La valeur qui résulte des activités de services n’est pas (n’a jamais été) exclusivement économique. Elle n’est pas seulement industrielle. Servicielle, la valeur de la production est nécessairement subjective. Sa qualité n’est pas réductible à la mise en œuvre conforme de prestation. Elle est mieux définie par la notion de pertinence dans l’usage d’espaces qu’elle améliore pour les bénéficiaires. Elle requiert pour être appréhendée un regard sociologique (voire article 12) adapté et opératoire à la compréhension d’éco systèmes complexes dans une posture de recherche et d’intervention adéquate.
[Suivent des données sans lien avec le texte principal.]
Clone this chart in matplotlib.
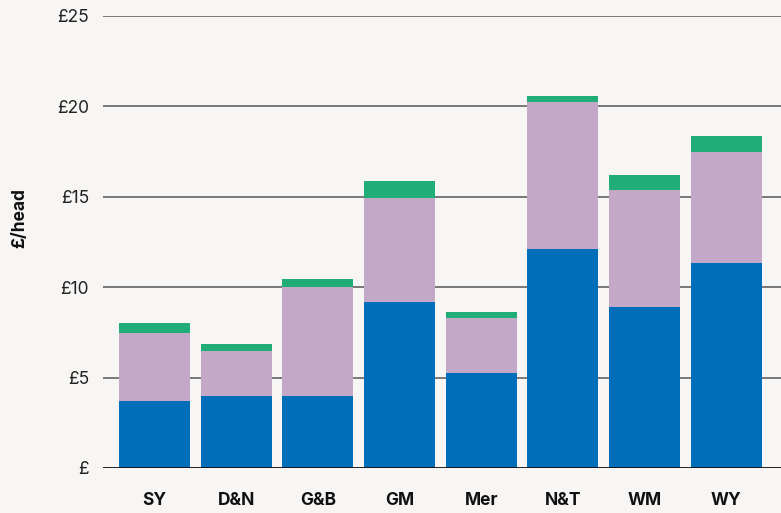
import numpy as np
import matplotlib.pyplot as plt

# === Data (£/head) ===
regions = ["SY", "D&N", "G&B", "GM", "Mer", "N&T", "WM", "WY"]
blue_vals = [3.7, 4.0, 4.0, 9.2, 5.25, 12.1, 8.9, 11.35]
purple_vals = [3.78, 2.45, 6.0, 5.75, 3.05, 8.15, 6.5, 6.15]
green_vals = [0.55, 0.42, 0.48, 0.92, 0.33, 0.32, 0.8, 0.86]

yticks = [0, 5, 10, 15, 20, 25]
ytick_labels = ["£", "£5", "£10", "£15", "£20", "£25"]

bg = "#f7f6f4"
c_blue = "#006eb9"
c_purple = "#c4a8c8"
c_green = "#20ad78"

plt.rcParams["font.family"] = ["Inter", "DejaVu Sans"]

fig = plt.figure(figsize=(7.81, 5.13), dpi=100, facecolor=bg)
ax = fig.add_axes([103 / 781, 1 - 468 / 513, 1 - 103 / 781, (468 - 16) / 513])
ax.set_facecolor(bg)

x = np.arange(len(regions))
blue = np.array(blue_vals)
purple = np.array(purple_vals)
green = np.array(green_vals)

w = 0.87
ax.bar(x, blue, width=w, color=c_blue, zorder=3)
ax.bar(x, purple, width=w, bottom=blue, color=c_purple, zorder=3)
ax.bar(x, green, width=w, bottom=blue + purple, color=c_green, zorder=3)

ax.set_ylim(0, 25)
ax.set_xlim(-0.63, 7.67)
ax.set_yticks(yticks)
ax.set_yticklabels(ytick_labels, fontsize=12.5, color="#222222")
ax.set_xticks(x)
ax.set_xticklabels(regions, fontsize=12.5, fontweight="bold", color="#111111")
ax.tick_params(axis="y", length=0, pad=10)
ax.tick_params(axis="x", length=0, pad=17)

for yv in yticks[1:]:
    ax.axhline(yv, color="#555555", lw=1.1, zorder=1)
ax.axhline(0, color="#111111", lw=1.3, zorder=4)

for s in ax.spines.values():
    s.set_visible(False)

ax.set_ylabel("£/head", fontsize=12.5, fontweight="bold", color="#111111", labelpad=21)
ax.yaxis.label.set_y(0.553)

fig.savefig("out.png", dpi=100, facecolor=bg)
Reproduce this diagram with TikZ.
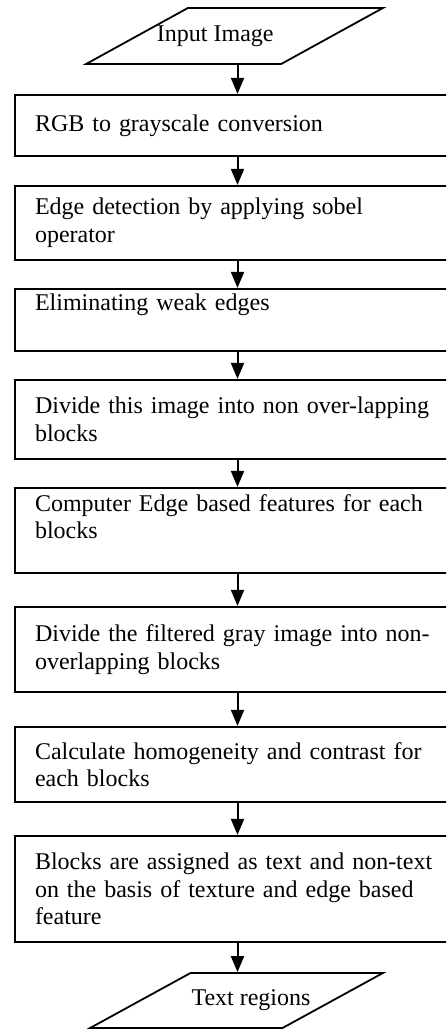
\documentclass[tikz,border=0pt]{standalone}
\usepackage{fontspec}
\setmainfont{Liberation Serif}
\usetikzlibrary{arrows.meta,shapes.geometric}

\begin{document}
\begin{tikzpicture}[
  x=1pt,y=1pt,
  font=\fontsize{12pt}{13.8pt}\selectfont,
  stage/.style={rectangle,draw=black,line width=1.1pt,minimum width=222.5pt,
    text width=202.5pt,inner xsep=10pt,inner ysep=0pt,align=left},
  io/.style={trapezium,trapezium left angle=42.5,trapezium right angle=137.5,
    trapezium stretches=true,draw=black,line width=0.9pt,inner sep=2pt},
  flow/.style={-{Triangle[length=8pt,width=6.5pt]},draw=black,line width=1pt}
]
\useasboundingbox (0,0) rectangle (223,-515);
\clip (0,0) rectangle (223,-515);

\node[io,minimum width=148.5pt,minimum height=28pt,
  label={[xshift=-9.6pt]center:Input Image}] (in) at (117.25,-18) {};

\node[stage,minimum height=30.5pt] (b1) at (118.75,-62.75) {RGB to grayscale conversion};
\node[stage,minimum height=37pt] (b2) at (118.75,-111.5) {Edge detection by applying sobel\\operator};
\node[stage,minimum height=31pt] (b3) at (118.75,-160) {Eliminating weak edges\\\strut};
\node[stage,minimum height=39.5pt] (b4) at (118.75,-209.75) {Divide this image into non over-lapping\\blocks};
\node[stage,minimum height=42.5pt] (b5) at (118.75,-265.25) {Computer Edge based features for each\\blocks\\\mbox{}};
\node[stage,minimum height=42.5pt] (b6) at (118.75,-324.75) {Divide the filtered gray image into non-\\overlapping blocks};
\node[stage,minimum height=37.5pt] (b7) at (118.75,-382.25) {Calculate homogeneity and contrast for\\each blocks};
\node[stage,minimum height=53pt] (b8) at (118.75,-444.5) {Blocks are assigned as text and non-text\\on the basis of texture and edge based\\feature};

\node[io,minimum width=146.5pt,minimum height=27.5pt,
  label={[xshift=7.25pt]center:Text regions}] (out) at (118.25,-500.25) {};

\draw[flow] (in.south -| b1) -- (b1);
\draw[flow] (b1) -- (b2);
\draw[flow] (b2) -- (b3);
\draw[flow] (b3) -- (b4);
\draw[flow] (b4) -- (b5);
\draw[flow] (b5) -- (b6);
\draw[flow] (b6) -- (b7);
\draw[flow] (b7) -- (b8);
\draw[flow] (b8) -- (out.north -| b8);
\end{tikzpicture}
\end{document}
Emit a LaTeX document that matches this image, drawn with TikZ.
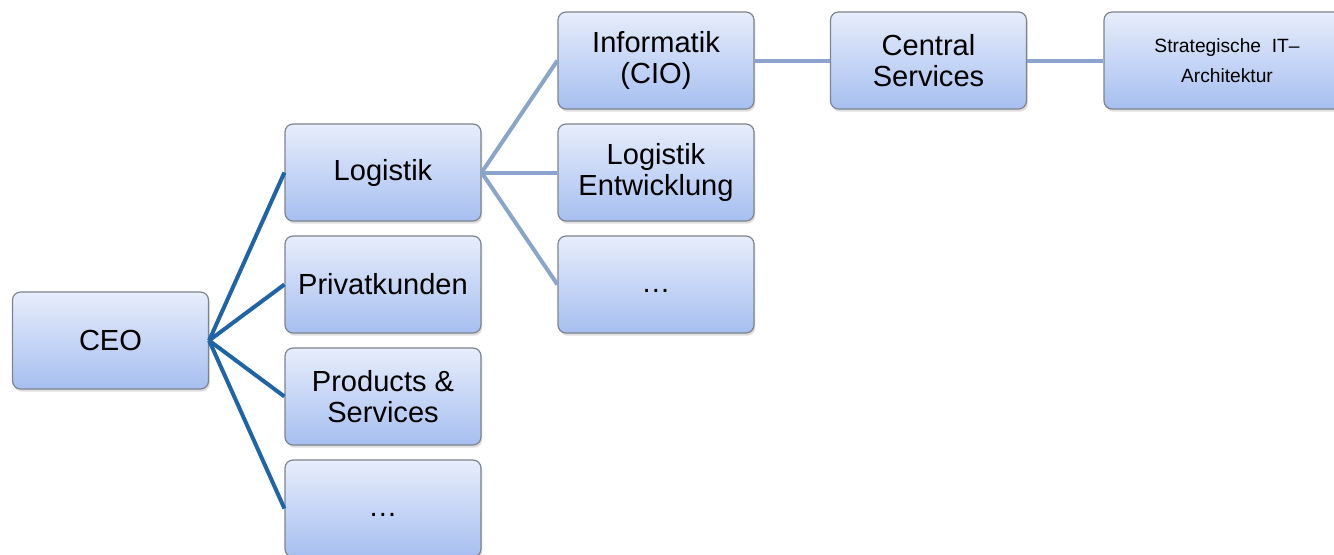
\documentclass[tikz,border=0pt]{standalone}
\usepackage{fontspec}
\setmainfont{Liberation Sans}
\usetikzlibrary{shadows}
\definecolor{boxtop}{RGB}{231,237,251}
\definecolor{boxbot}{RGB}{166,191,240}
\definecolor{boxline}{RGB}{125,132,142}
\definecolor{linkdark}{RGB}{30,100,166}
\definecolor{linklight}{RGB}{138,164,203}
\newcommand{\moreunits}{\raisebox{-6pt}[0pt][0pt]{…}}
\tikzset{
  unit/.style={rounded corners=6pt, draw=boxline, line width=0.9pt,
    top color=boxtop, bottom color=boxbot,
    minimum width=147pt, minimum height=72.75pt, inner sep=2pt,
    align=center, font=\fontsize{21.8}{23.5}\selectfont,
    drop shadow={opacity=0.25, shadow xshift=1pt, shadow yshift=-2pt}},
  smallunit/.style={unit, minimum width=184.5pt, font=\fontsize{14.4}{22}\selectfont},
  toplink/.style={draw=linkdark, line width=3pt},
  sublink/.style={draw=linklight, line width=3pt},
}
\begin{document}
\begin{tikzpicture}[x=0.75pt, y=-0.75pt]
\useasboundingbox (0,0) rectangle (1334,554);
\clip (0,0) rectangle (1334,554);

% organisation units
\node[unit] (ceo)  at (110.5,340.5) {CEO};
\node[unit] (log)  at (383,172.5) {Logistik};
\node[unit] (priv) at (383,284.5) {Privatkunden};
\node[unit] (prod) at (383,396.5) {Products \&\\Services};
\node[unit] (more) at (383,508.5) {\moreunits};
\node[unit] (info) at (656,60.5) {Informatik\\(CIO)};
\node[unit] (lent) at (656,172.5) {Logistik\\Entwicklung};
\node[unit] (lmore) at (656,284.5) {\moreunits};
\node[unit] (cs)   at (928.5,60.5) {Central\\Services};
\node[smallunit] (sita) at (1227,60.5) {Strategische\ \ IT–\\Architektur};

% reporting lines
\foreach \t in {log,priv,prod,more} \draw[toplink] (ceo.east) -- (\t.west);
\foreach \t in {info,lent,lmore} \draw[sublink] (log.east) -- (\t.west);
\draw[sublink] (info.east) -- (cs.west);
\draw[sublink] (cs.east) -- (sita.west);
\end{tikzpicture}
\end{document}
Pour cela, le Consortium de l’Ile Adam s’appuie centralement sur les acquis des traditions intellectuelles que constituent les sciences du travail dans une perspective d’accompagnement des émergences et de l’action. La méthodologie adoptée en emprunte à la recherche intervention.

S’agissant de pratiques sociales finalisées, les outils, la conduite du changement comme le management devront composer avec une définition renouvelée de la performance intégrant la double exigence ; efficacité et légitimité. Puisqu’il s’agit de travail, l’efficacité est nécessaire.S’agissant de pratiques sociales, la légitimité est incontournable.

Dépasser la coordination, la tutelle, la subordination nécessite de construire des systèmes de management, des organisations du travail propices à installer la confiance, la coopération et la solidarité comme leviers opératoires de la productivité recherchée.

Xavier Baron

Mars 2017

[1] Voir, Le FM à la croisée des chemins, Livre Blanc du Sypemi, Baron X., décembre 2015.